Drinking an oral contrast agent before a magnetic resonance enterography (MRE) exam is not pleasant, but it can be made more palatable if patients, especially children, can choose their agent.
Radiologists at Massachusetts General Hospital in Boston hypothesized that palatability would significantly differ among agents, and that the availability of multiple contrast agents might help some pediatric patients ingest a higher total oral contrast volume than if offered only a single agent. Their prospective, randomized study of 75 children under age 19 published online March 9, 2019, in Pediatric Radiology confirmed both hypotheses.
The children, who had suspected or known Crohn’s disease, underwent MRE exams at MGH between January 2017 and March 2018. They were randomized to receive either a sugar alcohol oral contrast preparation (Breeza, Beekley), polyethylene glycol (MiraLAX, Bayer), or low-concentration barium sulfate (VoLumen, Bracco). Children aged 10 years or younger and weighing less than 50 kg were asked to consume 24 fluid ounces; older and heavier children received 36 fluid ounces.
Each patient was asked to rate the taste from 1-5 (terrible to excellent) and to state if they would drink the same contrast agent if they needed another MRE. They also were asked to rate their general feeling of well-being after consuming the agent.
Twenty-three patients received Breeze, 24 MiraLax, and 28 VoLumen. Forty patients drank the entire prescribed volume, which was highest for MiraLAX (70%) than for VoLumen (30%). Nine patients who had difficulty drinking the preparation they were assigned switched to another, after which 6 did consume the prescribed volume.
Lead author Ravi V. Gottumukkala, MD, a fourth-year radiology resident, and colleagues reported that MiraLAX was most preferred, followed by Breeza, then VoLumen. Eighty-two percent of patients said they would be willing to consume MiraLAX again compared to 61% for Breeza and 46% for VoLumen. Levels of well-being felt by the children were similar regardless of the type of contrast preparation they ingested.

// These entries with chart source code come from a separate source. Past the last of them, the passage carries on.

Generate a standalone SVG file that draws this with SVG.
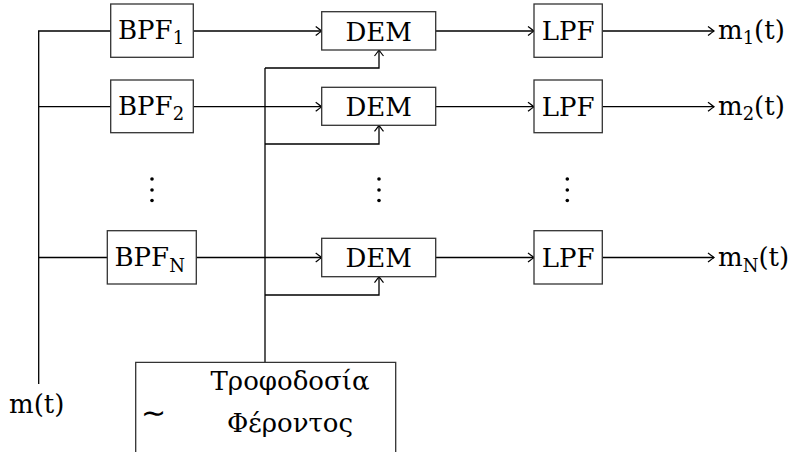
<svg xmlns="http://www.w3.org/2000/svg" width="806" height="452" viewBox="0 0 806 452">
<defs>
<style>
.box{fill:#fff;stroke:#333;stroke-width:1.3}
.ln{fill:none;stroke:#000;stroke-width:1.3}
.arr{marker-end:url(#to)}
.t{font-family:"DejaVu Serif","Liberation Serif",serif;font-size:26px;fill:#000}
.c{text-anchor:middle}
.dot{fill:#000}
</style>
<marker id="to" markerUnits="userSpaceOnUse" markerWidth="12" markerHeight="12" viewBox="-8 -6 10 12" refX="0" refY="0" orient="auto" overflow="visible">
<path d="M-6,-4.5 Q-1.5,-1 0,0 Q-1.5,1 -6,4.5" fill="none" stroke="#000" stroke-width="1.2"/>
</marker>
</defs>
<rect width="806" height="452" fill="#fff"/>
<g id="connectors">
<path class="ln" d="M38.7,384 V31 H111 M38.7,106.7 H111 M38.7,257.5 H107.3"/>
<path class="ln arr" d="M193.3,31 H321.7"/>
<path class="ln arr" d="M193.3,106.7 H321.7"/>
<path class="ln arr" d="M196.3,257.5 H321.7"/>
<path class="ln" d="M265,362.3 V68"/>
<path class="ln arr" d="M265,68 H379 V50"/>
<path class="ln arr" d="M265,144 H379 V125.3"/>
<path class="ln arr" d="M265,295 H379 V276.7"/>
<path class="ln arr" d="M435.7,31 H534"/>
<path class="ln arr" d="M435.7,106.7 H534"/>
<path class="ln arr" d="M435.7,257.5 H534"/>
<path class="ln arr" d="M602.3,31 H714"/>
<path class="ln arr" d="M602.3,106.7 H714"/>
<path class="ln arr" d="M602.3,257.5 H714"/>
</g>
<g id="bpf1"><rect class="box" x="110.7" y="4" width="82.6" height="53.3"/><text class="t" x="118" y="39">BPF<tspan font-size="18" dy="5">1</tspan></text></g>
<g id="bpf2"><rect class="box" x="110.7" y="80" width="82.6" height="52.7"/><text class="t" x="118" y="114.5">BPF<tspan font-size="18" dy="5">2</tspan></text></g>
<g id="bpfN"><rect class="box" x="107.3" y="230.7" width="89" height="53.3"/><text class="t" x="114.5" y="265.5">BPF<tspan font-size="18" dy="6">N</tspan></text></g>
<g id="dem1"><rect class="box" x="321.7" y="11.7" width="114" height="38.3"/><text class="t c" x="378.7" y="40.5">DEM</text></g>
<g id="dem2"><rect class="box" x="321.7" y="87.3" width="114" height="38"/><text class="t c" x="378.7" y="116">DEM</text></g>
<g id="demN"><rect class="box" x="321.7" y="238.3" width="114" height="38.4"/><text class="t c" x="378.7" y="267">DEM</text></g>
<g id="lpf1"><rect class="box" x="534" y="4" width="68.3" height="53.3"/><text class="t c" x="568.2" y="40">LPF</text></g>
<g id="lpf2"><rect class="box" x="534" y="80" width="68.3" height="52.7"/><text class="t c" x="568.2" y="115.5">LPF</text></g>
<g id="lpfN"><rect class="box" x="534" y="230.7" width="68.3" height="53.3"/><text class="t c" x="568.2" y="266.5">LPF</text></g>
<g id="dots">
<circle class="dot" cx="152" cy="179" r="1.8"/><circle class="dot" cx="152" cy="190" r="1.8"/><circle class="dot" cx="152" cy="200.5" r="1.8"/>
<circle class="dot" cx="379" cy="179" r="1.8"/><circle class="dot" cx="379" cy="190" r="1.8"/><circle class="dot" cx="379" cy="200.5" r="1.8"/>
<circle class="dot" cx="567.3" cy="179" r="1.8"/><circle class="dot" cx="567.3" cy="190" r="1.8"/><circle class="dot" cx="567.3" cy="200.5" r="1.8"/>
</g>
<g id="out1"><text class="t" x="718" y="39">m<tspan font-size="18" dy="5">1</tspan><tspan dy="-5">(t)</tspan></text></g>
<g id="out2"><text class="t" x="718" y="114.5">m<tspan font-size="18" dy="5">2</tspan><tspan dy="-5">(t)</tspan></text></g>
<g id="outN"><text class="t" x="718" y="265.5">m<tspan font-size="18" dy="6">N</tspan><tspan dy="-6">(t)</tspan></text></g>
<g id="input"><text class="t" x="9" y="413">m(t)</text></g>
<g id="carrier">
<path class="box" d="M135.7,460 V362.3 H395.7 V460"/>
<text x="141" y="423" font-family="DejaVu Sans, sans-serif" font-size="30" fill="#000">∼</text>
<text class="t c" x="290" y="390">Τροφοδοσία</text>
<text class="t c" x="290" y="432">Φέροντος</text>
</g>
</svg>
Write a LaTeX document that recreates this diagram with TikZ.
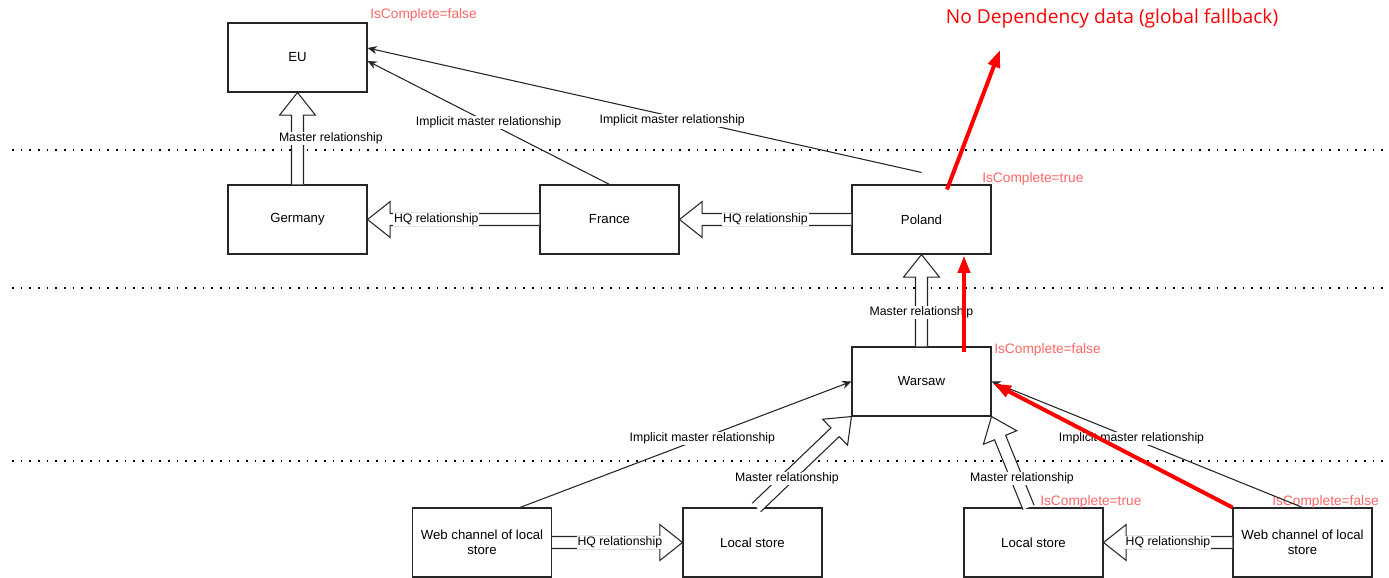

Two radiologists reviewed the exams, rating them for global features and features specific to individual small-bowel segments. They found no significant difference among agents in either quantitative or qualitative imaging metrics of small bowel distension. All three agents were equally effective at distending the small bowel on MRE in these pediatric patients.
“Compliance with the large oral contrast volume required for MRE and computed tomographic enterography is often challenging,” wrote the authors.“ When an initial agent is poorly tolerated, offering multiple choices of alternative agents could enhance compliance compared to offering a single alternative agent.”
Oral contrast agents: Kids do have preferences. Appl Radiol.